Age Range: YA
Publisher: Delecorte Press
Publication Date: 24 April 2018
Genre: YA/ Fantasy
Rating: 4 stars
"Made for fans of Victoria Aveyard and Sabaa Tahir" (Bustle), Ash Princess is an epic new fantasy about a throne cruelly stolen and a girl who must fight to take it back for her people.
Theodosia was six when her country was invaded and her mother, the Fire Queen, was murdered before her eyes. On that day, the Kaiser took Theodosia's family, her land, and her name. Theo was crowned Ash Princess--a title of shame to bear in her new life as a prisoner.
For ten years Theo has been a captive in her own palace. She's endured the relentless abuse and ridicule of the Kaiser and his court. She is powerless, surviving in her new world only by burying the girl she was deep inside.
Then, one night, the Kaiser forces her to do the unthinkable. With blood on her hands and all hope of reclaiming her throne lost, she realizes that surviving is no longer enough. But she does have a weapon: her mind is sharper than any sword. And power isn't always won on the battlefield.
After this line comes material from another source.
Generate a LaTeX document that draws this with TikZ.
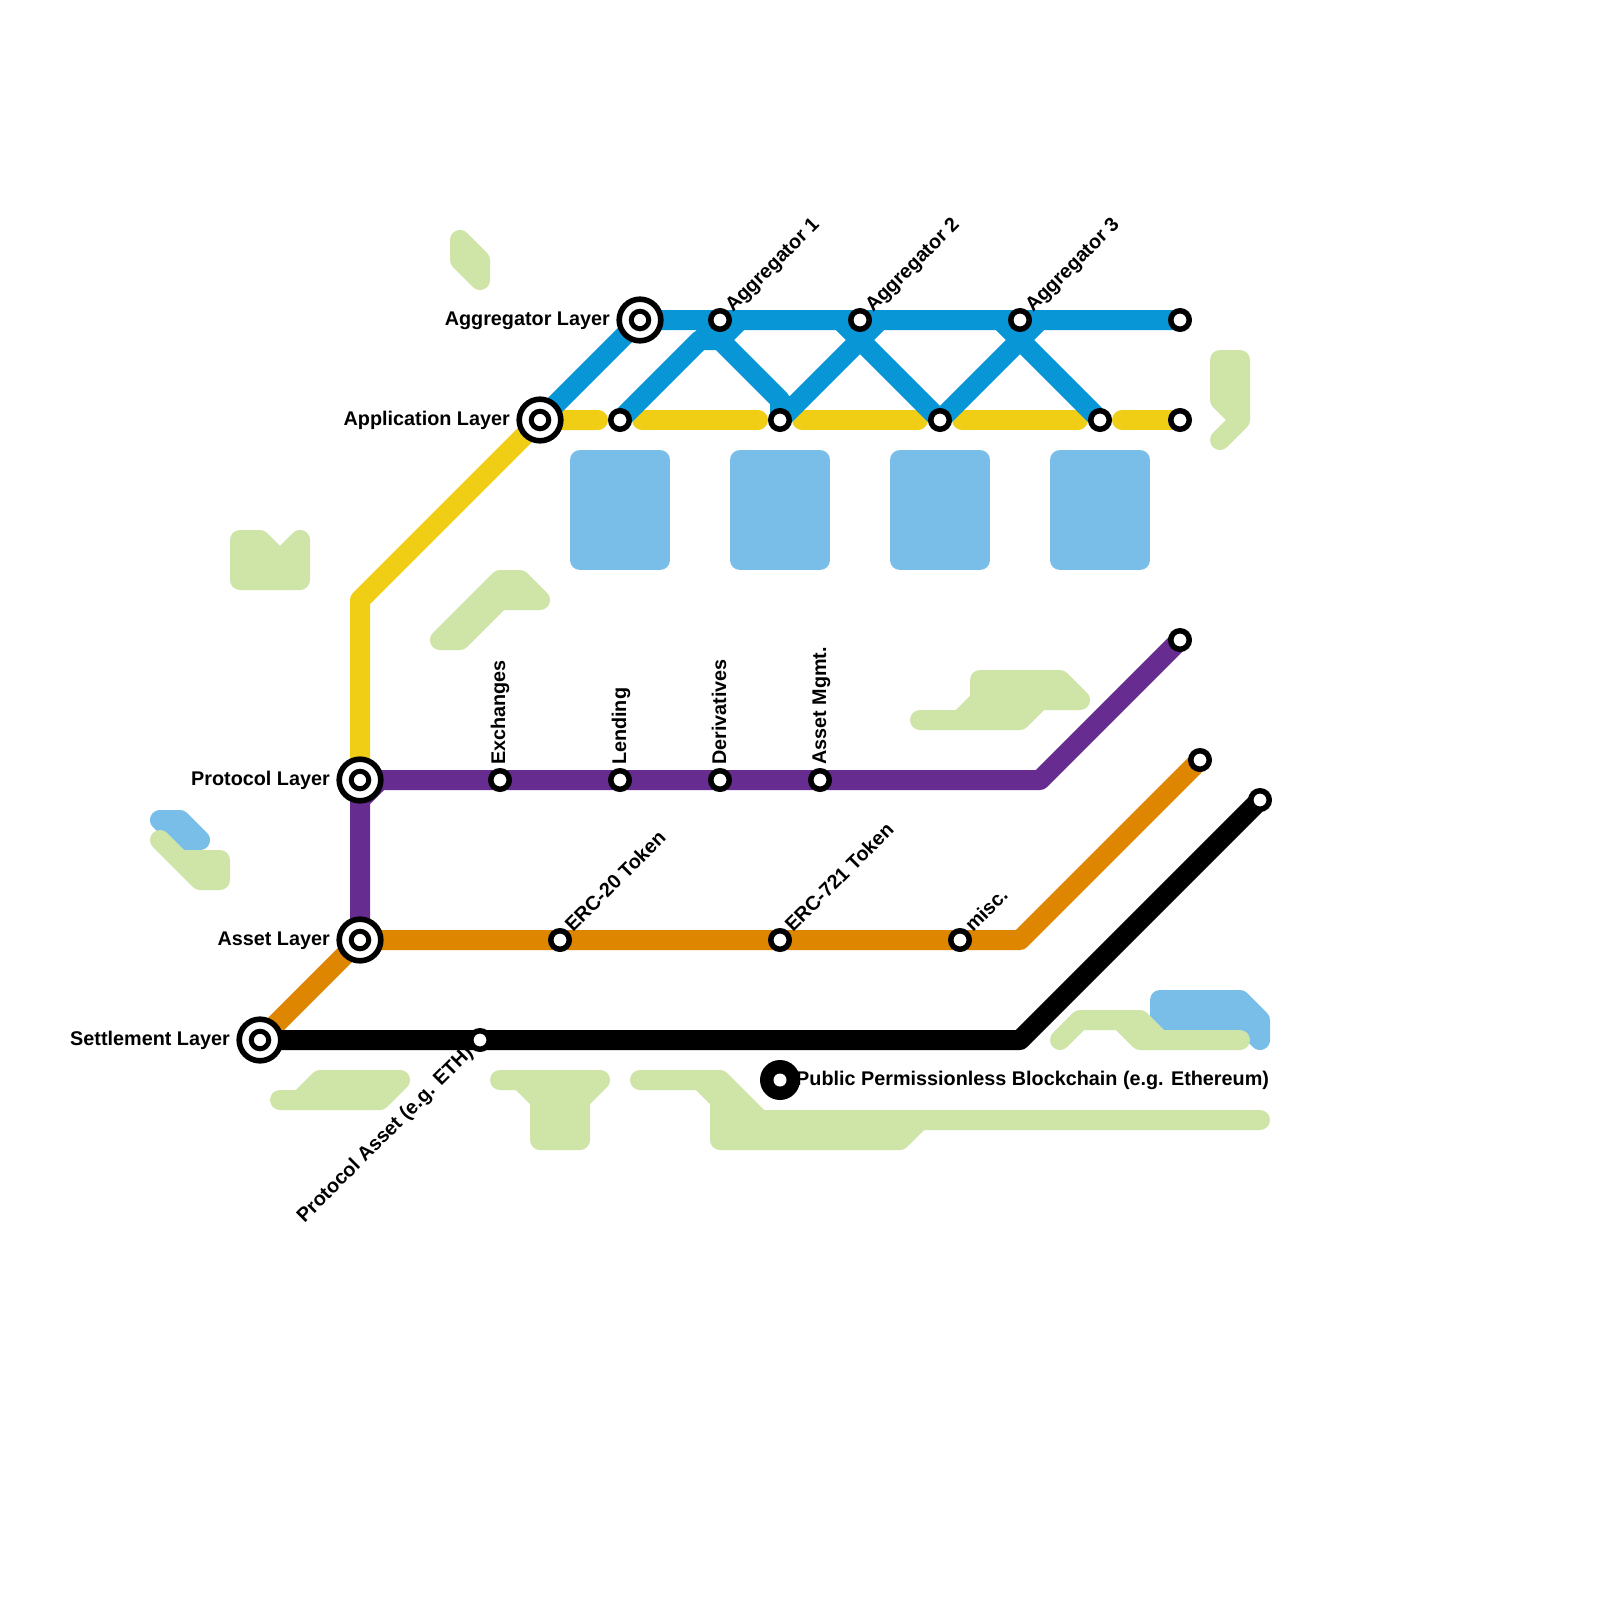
\documentclass[tikz,border=0pt]{standalone}
\usepackage{fontspec}
\setmainfont{Liberation Sans}
\usetikzlibrary{backgrounds}
\definecolor{aggblue}{HTML}{0896D7}
\definecolor{appyellow}{HTML}{F0CE15}
\definecolor{protpurple}{HTML}{662C90}
\definecolor{assetorange}{HTML}{DF8600}
\definecolor{waterblue}{HTML}{79BDE9}
\definecolor{parkgreen}{HTML}{CFE4A7}
\begin{document}
\begin{tikzpicture}[x=1pt,y=-1pt,
    metro/.style={draw=#1,line width=20,line cap=round,line join=round},
    park/.style={draw=parkgreen,fill=parkgreen,line width=20,line cap=round,line join=round},
    water/.style={draw=waterblue,fill=waterblue,line width=20,line cap=round,line join=round},
    stop/.style={circle,draw=black,fill=white,line width=5.5,minimum size=18.5,inner sep=0},
    layerstop/.style={circle,draw=black,fill=white,line width=5.6,minimum size=41.6,inner sep=0,
      label={[circle,draw=black,fill=white,line width=5,minimum size=17.5,inner sep=0]center:}},
    lbl/.style={font=\fontsize{19.8}{24}\selectfont\bfseries,inner sep=0,anchor=base east},
    tilted/.style={font=\fontsize{19.8}{24}\selectfont\bfseries,inner sep=0,anchor=base west,rotate=45},
    upright/.style={font=\fontsize{19.8}{24}\selectfont\bfseries,inner sep=0,anchor=base west,rotate=90}]
      \useasboundingbox (0,0) rectangle (1600,1600);
      \node[layerstop] (agg) at (640,320) {};
      \node[layerstop] (app) at (540,420) {};
      \node[layerstop] (prot) at (360,780) {};
      \node[layerstop] (asset) at (360,940) {};
      \node[layerstop] (settle) at (260,1040) {};
      \node[stop] (agg1) at (720,320) {};
      \node[stop] (agg2) at (860,320) {};
      \node[stop] (agg3) at (1020,320) {};
      \node[stop] (aggend) at (1180,320) {};
      \node[stop] (app1) at (620,420) {};
      \node[stop] (app2) at (780,420) {};
      \node[stop] (app3) at (940,420) {};
      \node[stop] (app4) at (1100,420) {};
      \node[stop] (append) at (1180,420) {};
      \node[stop] (exch) at (500,780) {};
      \node[stop] (lend) at (620,780) {};
      \node[stop] (deriv) at (720,780) {};
      \node[stop] (mgmt) at (820,780) {};
      \node[stop] (protend) at (1180,640) {};
      \node[stop] (erc20) at (560,940) {};
      \node[stop] (erc721) at (780,940) {};
      \node[stop] (misc) at (960,940) {};
      \node[stop] (assetend) at (1200,760) {};
      \node[stop] (eth) at (480,1040) {};
      \node[stop] (settleend) at (1260,800) {};
      \node[circle,fill=black,minimum size=40,inner sep=0] (chain) at (780,1080) {};
      \node[circle,fill=white,minimum size=13,inner sep=0] (chainhole) at (780,1080) {};
      \node[lbl] (agglab) at (610,325) {Aggregator Layer};
      \node[lbl] (applab) at (510,425) {Application Layer};
      \node[lbl] (protlab) at (330,785) {Protocol Layer};
      \node[lbl] (assetlab) at (330,945) {Asset Layer};
      \node[lbl] (settlelab) at (230,1045) {Settlement Layer};
      \node[tilted] (agg1lab) at (733,313) {Aggregator 1};
      \node[tilted] (agg2lab) at (873,313) {Aggregator 2};
      \node[tilted] (agg3lab) at (1033,313) {Aggregator 3};
      \node[upright] (exchlab) at (505,765) {Exchanges};
      \node[upright] (lendlab) at (626,765) {Lending};
      \node[upright] (derivlab) at (726,765) {Derivatives};
      \node[upright] (mgmtlab) at (826,765) {Asset Mgmt.};
      \node[tilted] (erc20lab) at (573,933) {ERC-20 Token};
      \node[tilted] (erc721lab) at (793,933) {ERC-721 Token};
      \node[tilted] (misclab) at (973,933) {misc.};
      \node[tilted,anchor=base east] (ethlab) at (474,1054) {Protocol Asset (e.g. ETH)};
      \node[lbl,anchor=base west] (chainlab) at (796,1085) {Public Permissionless Blockchain (e.g. Ethereum)};
      \coordinate (ybend1) at (360,600);
      \coordinate (yend1) at (598,420);
      \coordinate (ystart2) at (642,420);
      \coordinate (yend2) at (758,420);
      \coordinate (ystart3) at (802,420);
      \coordinate (yend3) at (918,420);
      \coordinate (ystart4) at (962,420);
      \coordinate (yend4) at (1078,420);
      \coordinate (ystart5) at (1122,420);
      \coordinate (bjoin1) at (700,340);
      \coordinate (bjoin2) at (720,340);
      \coordinate (btop1) at (700,320);
      \coordinate (bfoot) at (780,400);
      \coordinate (btop2) at (740,320);
      \coordinate (btop3) at (880,320);
      \coordinate (btop4) at (840,320);
      \coordinate (btop5) at (1040,320);
      \coordinate (btop6) at (1000,320);
      \coordinate (pbend1) at (360,800);
      \coordinate (pbend2) at (380,780);
      \coordinate (pbend3) at (1040,780);
      \coordinate (obend) at (1020,940);
      \coordinate (kbend) at (1020,1040);
      \begin{scope}[on background layer]
      \draw[water] (580,460) rectangle (660,560);
      \draw[water] (740,460) rectangle (820,560);
      \draw[water] (900,460) rectangle (980,560);
      \draw[water] (1060,460) rectangle (1140,560);
      \draw[water] (160,820)--(180,820)--(200,840)--(180,840)--cycle;
      \draw[water] (1160,1000)--(1240,1000)--(1260,1020)--(1260,1040)--(1240,1020)--(1160,1020)--cycle;
      \draw[park] (460,240)--(480,260)--(480,280)--(460,260)--cycle;
      \draw[park] (240,540)--(260,540)--(280,560)--(300,540)--(300,580)--(240,580)--cycle;
      \draw[park] (1220,360)--(1240,360)--(1240,420)--(1220,440)--(1240,420)--(1220,400)--cycle;
      \draw[park] (500,580)--(520,580)--(540,600)--(500,600)--(460,640)--(440,640)--cycle;
      \draw[park] (980,680)--(1060,680)--(1080,700)--(1040,700)--(1020,720)--(920,720)--(960,720)--(980,700)--cycle;
      \draw[park] (160,840)--(180,860)--(220,860)--(220,880)--(200,880)--cycle;
      \draw[park] (320,1080)--(400,1080)--(380,1100)--(280,1100)--(300,1100)--cycle;
      \draw[park] (500,1080)--(600,1080)--(580,1100)--(580,1140)--(540,1140)--(540,1100)--(520,1080)--cycle;
      \draw[park] (640,1080)--(720,1080)--(760,1120)--(1260,1120)--(920,1120)--(900,1140)--(720,1140)--(720,1100)--(700,1080)--cycle;
      \draw[park] (1060,1040)--(1080,1020)--(1140,1020)--(1160,1040)--(1240,1040)--(1140,1040)--(1120,1020)--(1080,1020)--cycle;
      \draw[metro=appyellow] (prot.center)--(ybend1)--(app.center)--(yend1);
      \draw[metro=appyellow] (ystart2)--(yend2);
      \draw[metro=appyellow] (ystart3)--(yend3);
      \draw[metro=appyellow] (ystart4)--(yend4);
      \draw[metro=appyellow] (ystart5)--(append.center);
      \draw[metro=aggblue] (app.center)--(agg.center)--(aggend.center);
      \draw[metro=aggblue] (app1.center)--(bjoin1)--(bjoin2)--(btop2);
      \draw[metro=aggblue] (btop1)--(bfoot)--(app2.center)--(btop3);
      \draw[metro=aggblue] (btop4)--(app3.center)--(btop5);
      \draw[metro=aggblue] (btop6)--(app4.center);
      \draw[metro=protpurple] (asset.center)--(pbend1)--(pbend2);
      \draw[metro=protpurple] (prot.center)--(pbend3)--(protend.center);
      \draw[metro=assetorange] (settle.center)--(asset.center)--(obend)--(assetend.center);
      \draw[metro=black] (settle.center)--(kbend)--(settleend.center);
      \end{scope}
    \end{tikzpicture}
\end{document}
For ten years, the Ash Princess has seen her land pillaged and her people enslaved. That all ends here.
I will be perfectly honest, this book is very Trope Heavy. You name a trope, this book probably has it, in fact, here is a list of just a few: Princess being held, hostage ✔, the protagonist being "the chosen one" ✔, protagonist starting a rebellion/revolution ✔, protagonist having dead parents/relatives ✔, Elemental Magic ✔, and lastly, a possible love triangle ✔. I can understand how and why this may be a turn off for some readers, however, if the reader is able to look past the tropes this book is actually quite enjoyable.
I know that this book was very polarizing for readers, but I personally loved this book. It definitely not unique in YA literature, nor would I say that I say that it had an amazing plotline, but I was so drawn in by the world building, the characters, and all the gore and the glitz and glam that came with the story, that I found I just didn't care. Everything that was good about the story, for me at least, just outweighed the bad.
What really drew me in and hooked me on this book was the world building. Save for the first chapter or so that felt a little info-dumpy, the author did an great job of presenting the world to the reader in a way that was not confusing and was intriguing to the reader. I found myself so fascinated by the Astrean culture. Astrea is a Queendom and seems to be somewhat matrilineal in nature, which I found fascinating. I NEED a novela to give us more information and history of Astrea.
I also really enjoyed the parallels that I saw between this fantasy world and colonialism in our world. The Kalovaxian's dress, culture, and racist attitudes are very much reminiscent major European powers of colonialism. I love that a work of YA fantasy has the potential to be a learning experience for young readers.
With colonialism comes brutality, Theo lives in a very harsh world, and this book does not sugarcoat her circumstances. This story does have depictions of graphic on-page violence as well as violence that is mentioned throughout the book. For me personally, I felt that the darkness and brutality of this world was a strong point to the novel, the author did not try to hide or sugarcoat anything, but instead fully showed the savagery that is Colonialism. This being said, I understand that due to dark nature of this world, this book is not suitable for all readers, and want to make it clear that there are trigger warnings for the mention and description of physical violence, slavery, starvation, and mentions of rape.
For me personally, my only real issue with the book was the inclusion of the infamous love triangle. I truly wish that love triangles would just cease to exist. They are so overdone, and I feel like 90% of the time love triangles are just filler and add no real substance to the plot. I will admit there are occasions in which love triangles are done well. Unfortunately for this book, this was not the case. I felt like the love triangle was unnecessary and underdeveloped. I honestly just found myself annoyed anytime the love triangle was alluded to.
In total, if you as a reader know that can handle the dark nature of the story and can look past the annoying love triangle, this book is a captivating page-turner. I was engrossed for the whole story. I found I was able to look past the tropes, lack of originality, and even the love triangle because I was so interested in the word and the storyline.